:: Given instruction ::
Write the material out again in full, word for word. Do not include the pictures.

:: Collected data ::
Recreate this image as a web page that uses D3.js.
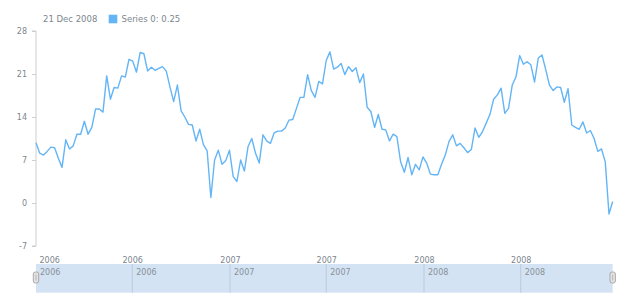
<!DOCTYPE html>
<html><head><meta charset="utf-8">
<script src="https://cdn.jsdelivr.net/npm/d3@7/dist/d3.min.js"></script>
<style>html,body{margin:0;padding:0;background:#fff}svg{display:block}text{font-family:"DejaVu Sans",Verdana,sans-serif}</style>
</head><body><svg id="c" width="620" height="300"></svg>
<script>
// weekly series, Sundays from 1 Jan 2006 to 21 Dec 2008
const startDate = "2006-01-01";
const values = [
 9.8,8.1,7.8,8.4,9.1,9.0,7.3,5.8,10.3,8.8,
 9.3,11.2,11.2,13.3,11.2,12.3,15.3,15.3,14.8,20.7,
 16.9,18.8,18.7,20.7,20.5,23.4,23.1,21.3,24.5,24.3,
 21.5,22.1,21.6,21.9,22.2,21.5,18.9,16.5,19.2,15.0,
 14.0,12.8,12.7,10.1,12.0,9.5,8.5,0.9,7.0,8.6,
 6.3,6.9,8.6,4.3,3.5,7.0,5.2,9.2,10.5,8.1,
 6.5,11.1,10.1,9.7,11.4,11.7,11.7,12.2,13.5,13.6,
 15.4,17.2,17.2,20.9,18.3,17.2,19.8,19.4,23.2,24.6,
 21.8,22.1,22.7,20.9,22.2,21.4,22.0,19.6,21.0,15.6,
 14.9,12.3,14.4,12.0,11.9,10.1,11.2,10.8,6.7,5.0,
 7.4,4.6,6.3,5.4,7.5,6.5,4.7,4.6,4.6,6.3,
 7.8,10.0,11.1,9.3,9.7,9.0,8.2,8.7,12.2,10.7,
 11.6,13.0,14.4,16.9,17.6,18.7,14.6,15.4,19.2,20.5,
 24.0,22.6,23.0,22.5,19.7,23.6,24.1,21.7,19.2,18.3,
 18.9,18.8,16.4,18.6,12.7,12.3,12.0,13.2,11.4,11.8,
 10.5,8.4,8.8,6.7,-1.8,0.25
];
const yTicks = [-7,0,7,14,21,28];
const xTickDates = ["2006-01-01","2006-07-01","2007-01-01","2007-07-01","2008-01-01","2008-07-01"];
const xTickLabels = ["2006","2006","2007","2007","2008","2008"];
const legendDate = "21 Dec 2008";
const seriesName = "Series 0";

const parse = d3.utcParse("%Y-%m-%d");
const t0 = parse(startDate);
const data = values.map((v,i)=>({date:d3.utcDay.offset(t0,7*i), value:v}));
const ticks = xTickDates.map(parse);

const svg = d3.select("#c");
const L=36, R=612.7, T=31, B=246;
const x = d3.scaleUtc().domain([data[0].date, data[data.length-1].date]).range([L,R]);
const y = d3.scaleLinear().domain([-7,28]).range([B,T]);
const grey = "#7c868e";

// legend
svg.append("text").attr("x",43).attr("y",22).attr("font-size",8.5).attr("fill",grey).text(legendDate);
svg.append("rect").attr("x",108.7).attr("y",14.7).attr("width",8.6).attr("height",8.6).attr("fill","#64b5f6");
svg.append("text").attr("x",121.5).attr("y",22).attr("font-size",8.5).attr("fill",grey)
  .text(seriesName+": "+values[values.length-1]);

// y axis
const ya = svg.append("g").attr("transform",`translate(${L},0)`)
  .call(d3.axisLeft(y).tickValues(yTicks).tickSize(4).tickPadding(5).tickFormat(d=>String(d)));
ya.select(".domain").attr("stroke","#cecece").attr("d",`M-4,${T}H0V${B}H-4`);
ya.selectAll(".tick line").attr("stroke","#cecece");
ya.selectAll(".tick text").attr("fill",grey).attr("font-size",8).attr("font-family","DejaVu Sans");

// x axis labels
const xa = svg.append("g").attr("transform",`translate(0,${B})`)
  .call(d3.axisBottom(x).tickValues(ticks).tickSize(0).tickPadding(11).tickFormat((d,i)=>xTickLabels[i]));
xa.select(".domain").remove();
xa.selectAll(".tick text").attr("fill",grey).attr("font-size",8).attr("font-family","DejaVu Sans")
  .attr("text-anchor",(d,i)=>i===0?"start":"middle").attr("dx",(d,i)=>i===0?3:0);

// line
svg.append("path").datum(data).attr("fill","none").attr("stroke","#64b5f6").attr("stroke-width",1.4)
  .attr("stroke-linejoin","round")
  .attr("d",d3.line().x(d=>x(d.date)).y(d=>y(d.value)));

// scroller
const sT=264, sB=292.7;
svg.append("rect").attr("x",L).attr("y",sT).attr("width",R-L).attr("height",sB-sT).attr("fill","#d3e3f4");
const sg = svg.append("g");
sg.selectAll("line").data(ticks.slice(1)).join("line")
  .attr("x1",d=>x(d)).attr("x2",d=>x(d)).attr("y1",sT).attr("y2",sB).attr("stroke","#bccadb").attr("stroke-width",1);
sg.selectAll("text").data(ticks).join("text")
  .attr("x",d=>x(d)+4).attr("y",sT+11).attr("font-size",8).attr("fill","#8a9096").text((d,i)=>xTickLabels[i]);
[L,R].forEach(hx=>{
  svg.append("rect").attr("x",hx-2.7).attr("y",272).attr("width",5.4).attr("height",11).attr("rx",2).attr("ry",2)
    .attr("fill","#e4e4e4").attr("stroke","#999").attr("stroke-width",0.8);
  svg.append("line").attr("x1",hx).attr("x2",hx).attr("y1",274.5).attr("y2",280.5).attr("stroke","#aaa").attr("stroke-width",0.8);
});
</script></body></html>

:: Task response ::
Recreate this image as a web page that uses D3.js.
<!DOCTYPE html>
<html><head><meta charset="utf-8">
<script src="https://cdn.jsdelivr.net/npm/d3@7/dist/d3.min.js"></script>
<style>html,body{margin:0;padding:0;background:#fff}svg{display:block}text{font-family:"DejaVu Sans",Verdana,sans-serif}</style>
</head><body><svg id="c" width="620" height="300"></svg>
<script>
// weekly series, Sundays from 1 Jan 2006 to 21 Dec 2008
const startDate = "2006-01-01";
const values = [
 9.8,8.1,7.8,8.4,9.1,9.0,7.3,5.8,10.3,8.8,
 9.3,11.2,11.2,13.3,11.2,12.3,15.3,15.3,14.8,20.7,
 16.9,18.8,18.7,20.7,20.5,23.4,23.1,21.3,24.5,24.3,
 21.5,22.1,21.6,21.9,22.2,21.5,18.9,16.5,19.2,15.0,
 14.0,12.8,12.7,10.1,12.0,9.5,8.5,0.9,7.0,8.6,
 6.3,6.9,8.6,4.3,3.5,7.0,5.2,9.2,10.5,8.1,
 6.5,11.1,10.1,9.7,11.4,11.7,11.7,12.2,13.5,13.6,
 15.4,17.2,17.2,20.9,18.3,17.2,19.8,19.4,23.2,24.6,
 21.8,22.1,22.7,20.9,22.2,21.4,22.0,19.6,21.0,15.6,
 14.9,12.3,14.4,12.0,11.9,10.1,11.2,10.8,6.7,5.0,
 7.4,4.6,6.3,5.4,7.5,6.5,4.7,4.6,4.6,6.3,
 7.8,10.0,11.1,9.3,9.7,9.0,8.2,8.7,12.2,10.7,
 11.6,13.0,14.4,16.9,17.6,18.7,14.6,15.4,19.2,20.5,
 24.0,22.6,23.0,22.5,19.7,23.6,24.1,21.7,19.2,18.3,
 18.9,18.8,16.4,18.6,12.7,12.3,12.0,13.2,11.4,11.8,
 10.5,8.4,8.8,6.7,-1.8,0.25
];
const yTicks = [-7,0,7,14,21,28];
const xTickDates = ["2006-01-01","2006-07-01","2007-01-01","2007-07-01","2008-01-01","2008-07-01"];
const xTickLabels = ["2006","2006","2007","2007","2008","2008"];
const legendDate = "21 Dec 2008";
const seriesName = "Series 0";

const parse = d3.utcParse("%Y-%m-%d");
const t0 = parse(startDate);
const data = values.map((v,i)=>({date:d3.utcDay.offset(t0,7*i), value:v}));
const ticks = xTickDates.map(parse);

const svg = d3.select("#c");
const L=36, R=612.7, T=31, B=246;
const x = d3.scaleUtc().domain([data[0].date, data[data.length-1].date]).range([L,R]);
const y = d3.scaleLinear().domain([-7,28]).range([B,T]);
const grey = "#7c868e";

// legend
svg.append("text").attr("x",43).attr("y",22).attr("font-size",8.5).attr("fill",grey).text(legendDate);
svg.append("rect").attr("x",108.7).attr("y",14.7).attr("width",8.6).attr("height",8.6).attr("fill","#64b5f6");
svg.append("text").attr("x",121.5).attr("y",22).attr("font-size",8.5).attr("fill",grey)
  .text(seriesName+": "+values[values.length-1]);

// y axis
const ya = svg.append("g").attr("transform",`translate(${L},0)`)
  .call(d3.axisLeft(y).tickValues(yTicks).tickSize(4).tickPadding(5).tickFormat(d=>String(d)));
ya.select(".domain").attr("stroke","#cecece").attr("d",`M-4,${T}H0V${B}H-4`);
ya.selectAll(".tick line").attr("stroke","#cecece");
ya.selectAll(".tick text").attr("fill",grey).attr("font-size",8).attr("font-family","DejaVu Sans");

// x axis labels
const xa = svg.append("g").attr("transform",`translate(0,${B})`)
  .call(d3.axisBottom(x).tickValues(ticks).tickSize(0).tickPadding(11).tickFormat((d,i)=>xTickLabels[i]));
xa.select(".domain").remove();
xa.selectAll(".tick text").attr("fill",grey).attr("font-size",8).attr("font-family","DejaVu Sans")
  .attr("text-anchor",(d,i)=>i===0?"start":"middle").attr("dx",(d,i)=>i===0?3:0);

// line
svg.append("path").datum(data).attr("fill","none").attr("stroke","#64b5f6").attr("stroke-width",1.4)
  .attr("stroke-linejoin","round")
  .attr("d",d3.line().x(d=>x(d.date)).y(d=>y(d.value)));

// scroller
const sT=264, sB=292.7;
svg.append("rect").attr("x",L).attr("y",sT).attr("width",R-L).attr("height",sB-sT).attr("fill","#d3e3f4");
const sg = svg.append("g");
sg.selectAll("line").data(ticks.slice(1)).join("line")
  .attr("x1",d=>x(d)).attr("x2",d=>x(d)).attr("y1",sT).attr("y2",sB).attr("stroke","#bccadb").attr("stroke-width",1);
sg.selectAll("text").data(ticks).join("text")
  .attr("x",d=>x(d)+4).attr("y",sT+11).attr("font-size",8).attr("fill","#8a9096").text((d,i)=>xTickLabels[i]);
[L,R].forEach(hx=>{
  svg.append("rect").attr("x",hx-2.7).attr("y",272).attr("width",5.4).attr("height",11).attr("rx",2).attr("ry",2)
    .attr("fill","#e4e4e4").attr("stroke","#999").attr("stroke-width",0.8);
  svg.append("line").attr("x1",hx).attr("x2",hx).attr("y1",274.5).attr("y2",280.5).attr("stroke","#aaa").attr("stroke-width",0.8);
});
</script></body></html>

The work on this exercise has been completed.